“Allah” Kelimesinin Kökeni

“Allah” kelimesinin kökeni ve hangi kelimeden türediği konusunda dil bilgin­leri büyük bir ayrılığa düşmüşlerdir. Bu kelime türetilmiş midir? Türemiş ise “elehe”den mi, “ve-le-he”den mi yoksa “lâ-he”den mi türetil­miştir?[1]

Dil bilginleri bu konuyu tartışa dursunlar, yeryüzünde bulunan herkes, âlim-cahil, kelimelerin kökenini ve türevlerini bilen-bilmeyen, Arap olan-ol­ma­yan herkes, “Allah” adının âlemlerin Rabb’i, gökleri ve yeri yaratan, yaşa­tan ve öldüren, her şeyin Rabb’i ve yöneticisi olan gerçek varlığın adı oldu­ğunu bilmektedir. İnsanlar “Allah” adı ile, yukarıda saydığımız bütün bu an­lamla­rın kastedildiğini bilmekte ve bunda herhangi bir ayrılığa düşmemekte­dir­ler. İnsanlar tarafından bu ad, diğer bütün adlardan daha fazla tanınmak­ta­dır. Dil bilginleri de kelimenin kökeni konusunda ayrılığa düşmekte ancak an­lamı konusunda herhangi bir ayrılığa düşmemektedirler. “Allah” lafzının aynı anlama delalet ettiği konusunda görüş birliği içindedirler. Tartışma, ke­lime­nin nereden türediği ve lafzın manaya delaleti konusundadır. Bu konu­daki tartışmanın, kelimenin anlamı üzerinde herhangi bir etkisi bulunmamakta­dır.[2]


 

[1]    İbn Kesir, “Allah” kelimesinin kökeni konusunda tefsirinde (1/52-53) der ki: “Arap dilinde bu kelimenin türediği bir kök bilinmemektedir. Kurtubî bunu, aralarında Şafiî, el-Hattâbî, İmam el-Haremeyn, Gazâlî ve başkalarının da bulunduğu bir grup âlimden nakleder. el-Hattâbî der ki: “Yâ Allah” dediğini, “Ya er-Rahmân” demediğini fark edip, düşünmez misin? Eğer “Allah” lafzının başında bulunan “el” (Al…) belirlilik takısı kelimenin aslından olsaydı, başına ünlem bildiren “Yâ” sözcüğü gelmezdi. Tıpkı “Ya er-Rahmân” demeyip, “Yâ Rahmân” dediğimiz gibi. Kimi dil bilginleri de “Allah” kelimesinin türediğini söylemektedir. Bunlara göre “Allah” kelimesi şu kelimelerden türetilmiş olabilir:

a- “Elehe” kelimesinden. İbn Abbas’tan böyle bir görüş rivayet edilmiştir. 

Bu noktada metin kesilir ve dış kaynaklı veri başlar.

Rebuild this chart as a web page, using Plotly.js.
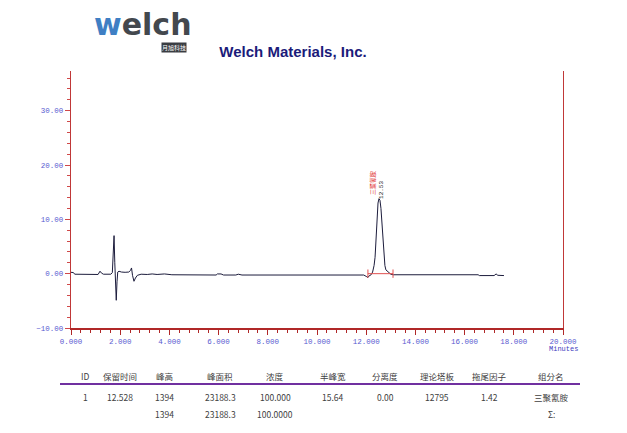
<!DOCTYPE html>
<html>
<head>
<meta charset="utf-8">
<script src="https://cdn.plot.ly/plotly-3.0.1.min.js"></script>
<style>
html,body{margin:0;padding:0;background:#fff;}
#chart{width:627px;height:433px;}
</style>
</head>
<body>
<div id="chart"></div>
<script>
// ---- data ----
const timeMin = [0.00,0.10,0.15,0.60,1.10,1.18,1.24,1.32,1.62,1.68,1.72,1.75,1.78,1.81,1.84,1.87,1.90,1.95,2.05,2.20,2.35,2.42,2.46,2.50,2.56,2.62,2.70,2.85,3.10,3.30,3.50,3.80,4.10,5.90,5.95,6.10,6.20,6.70,6.80,6.95,8.00,9.50,10.50,11.60,11.90,12.00,12.07,12.12,12.20,12.26,12.32,12.36,12.40,12.44,12.48,12.52,12.56,12.60,12.64,12.68,12.72,12.76,12.80,12.86,12.92,13.00,13.10,14.00,15.50,16.55,16.60,17.20,17.28,17.35,17.60];
const signal  = [0.25,0.20,-0.10,-0.15,-0.15,0.45,0.10,-0.10,-0.10,0.20,3.50,7.00,2.00,-3.00,-4.90,-1.50,0.30,0.45,0.30,0.25,0.30,0.60,1.05,-0.30,-1.40,-0.80,-0.30,-0.10,-0.15,-0.05,-0.15,-0.05,-0.20,-0.25,-0.05,-0.05,-0.25,-0.25,-0.10,-0.25,-0.25,-0.30,-0.25,-0.30,-0.25,-0.50,-0.70,-0.40,-0.20,0.30,1.50,3.00,6.50,10.50,13.00,13.80,13.50,12.00,9.00,5.50,3.00,1.50,0.70,0.40,0.20,-0.10,-0.20,-0.20,-0.25,-0.20,-0.35,-0.35,-0.05,-0.30,-0.35];
const baseT = [12.07, 13.09];
const baseY = [0, 0];
const peakName = '三聚氰胺';
const peakRT = '12.53';
const peakNameAt = [12.28, 16.7];
const peakRTAt = [12.64, 15.4];
const xTickFormat = '.3f';
const yTickFormat = '.2f';
const tableHeader = ['ID','保留时间','峰高','峰面积','浓度','半峰宽','分离度','理论塔板','拖尾因子','组分名'];
const tableRow1   = ['1','12.528','1394','23188.3','100.000','15.64','0.00','12795','1.42','三聚氰胺'];
const tableRow2   = ['','','1394','23188.3','100.0000','','','','','Σ:'];
const chartTitle = 'Welch Materials, Inc.';
const xUnit = 'Minutes';

// ---- layout helpers ----
const W = 627, H = 433;
const L = 71, R = 563, T = 71, B = 328;
const px = x => (x - L) / (R - L);
const py = y => (B - y) / (B - T);
const colX = [85, 120, 164, 220, 275, 333, 385, 437, 489, 551];
const rowY = [376, 397, 414];

const ann = [];
const tfont = {family:'Noto Sans CJK SC, SimSun, sans-serif', size:8.5, color:'#404040'};
[tableHeader, tableRow1, tableRow2].forEach((row, r) => {
  row.forEach((txt, c) => {
    if (!txt) return;
    ann.push({text: txt, xref:'paper', yref:'paper', x: px(colX[c]), y: py(rowY[r]),
      xanchor:'center', yanchor:'middle', showarrow:false, font: tfont});
  });
});
// peak labels
ann.push({text: peakName, x: peakNameAt[0], y: peakNameAt[1], xref:'x', yref:'y', showarrow:false,
  textangle:-90, font:{family:'Noto Sans CJK SC, sans-serif', size:6, color:'#e03030'}});
ann.push({text: peakRT, x: peakRTAt[0], y: peakRTAt[1], xref:'x', yref:'y', showarrow:false,
  textangle:-90, font:{family:'Liberation Mono, monospace', size:6, color:'#202020'}});
// x unit
ann.push({text: xUnit, xref:'paper', yref:'paper', x: px(563), y: py(349), xanchor:'left', yanchor:'middle',
  xshift:-16, showarrow:false, font:{family:'Liberation Mono, monospace', size:7, color:'#4040c0'}});
// logo
ann.push({text: '<b><span style="color:#3f7fc4">w</span>elch</b>', xref:'paper', yref:'paper',
  x: px(92), y: py(25), xanchor:'left', yanchor:'middle', showarrow:false,
  font:{family:'DejaVu Sans, sans-serif', size:30, color:'#43484e'}});
ann.push({text: '月旭科技', xref:'paper', yref:'paper', x: px(174), y: py(47), xanchor:'center', yanchor:'middle',
  showarrow:false, bgcolor:'#3a3d42', borderpad:0, font:{family:'Noto Sans CJK SC, sans-serif', size:6, color:'#ffffff'}});

const axisFont = {family:'Liberation Mono, monospace', size:7.5, color:'#5a5ad0'};

const traces = [
  {x: timeMin, y: signal, type:'scatter', mode:'lines', line:{color:'#1c1c3c', width:1}, hoverinfo:'skip'},
  {x: baseT, y: baseY, type:'scatter', mode:'lines+markers', line:{color:'#e05050', width:1},
   marker:{symbol:'line-ns-open', size:6, color:'#e05050', line:{color:'#e05050', width:1}}, hoverinfo:'skip'}
];

const layout = {
  width: W, height: H,
  margin: {l: L, r: W - R, t: T, b: H - B},
  paper_bgcolor:'#ffffff', plot_bgcolor:'#ffffff',
  showlegend:false,
  title: {text: chartTitle, x: 293 / W, xanchor:'center', y: 1 - 52 / H, yanchor:'middle',
    font:{family:'Liberation Sans, Arial, sans-serif', size:15, color:'#1b1b7a', weight:'bold'}},
  xaxis: {range:[0,20], dtick:2, tick0:0, tickformat:xTickFormat, showgrid:false, zeroline:false,
    showline:true, linecolor:'#b02828', linewidth:1.5, ticks:'outside', ticklen:5, tickcolor:'#b02828',
    minor:{dtick:0.4, ticks:'outside', ticklen:3, tickcolor:'#b02828', showgrid:false},
    tickfont: axisFont, fixedrange:true},
  yaxis: {range:[-10,37.3], dtick:10, tick0:0, tickformat:yTickFormat, showgrid:false, zeroline:false,
    showline:true, mirror:true, linecolor:'#c03838', linewidth:1.2, ticks:'outside', ticklen:5, tickcolor:'#d04848',
    minor:{dtick:2, ticks:'outside', ticklen:3, tickcolor:'#d04848', showgrid:false},
    tickfont: axisFont, fixedrange:true},
  annotations: ann,
  shapes: [
    {type:'line', xref:'paper', yref:'paper', x0: px(60), x1: px(580), y0: py(384), y1: py(384),
     line:{color:'#7030a0', width:2}}
  ]
};

Plotly.newPlot('chart', traces, layout, {displayModeBar:false, staticPlot:true});
</script>
</body>
</html>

b- “İlâh” kelimesinden. “Fiâl” vezninde olduğu gibi. Başına gelen “el” takısı yüceltmek için getirilmiştir. Bu, el-Halil’in görüşüdür.

c- “el-ilâh” kelimesinden. Burada hemze hazfedildikten sonra birinci lâm ikincisine eklenmiştir.

d- “ve-le-he” kelimesinden. Bu kelime aklın baştan gitmesi ve şaşkınlık anlamına gelir. Yani Allah, sıfatlarının gerçek anlamları ile insanların akıllarını başlarından almış ve onları şaşkına çevirmiştir.

e- “elehtu ilâ fülan / onda huzur buldum” kelimesinden. Bu da er-Râzî’nin görüşüdür.

[2]    İbn Kayyim, “es-Savâiku’l-mürsele”, s. 749.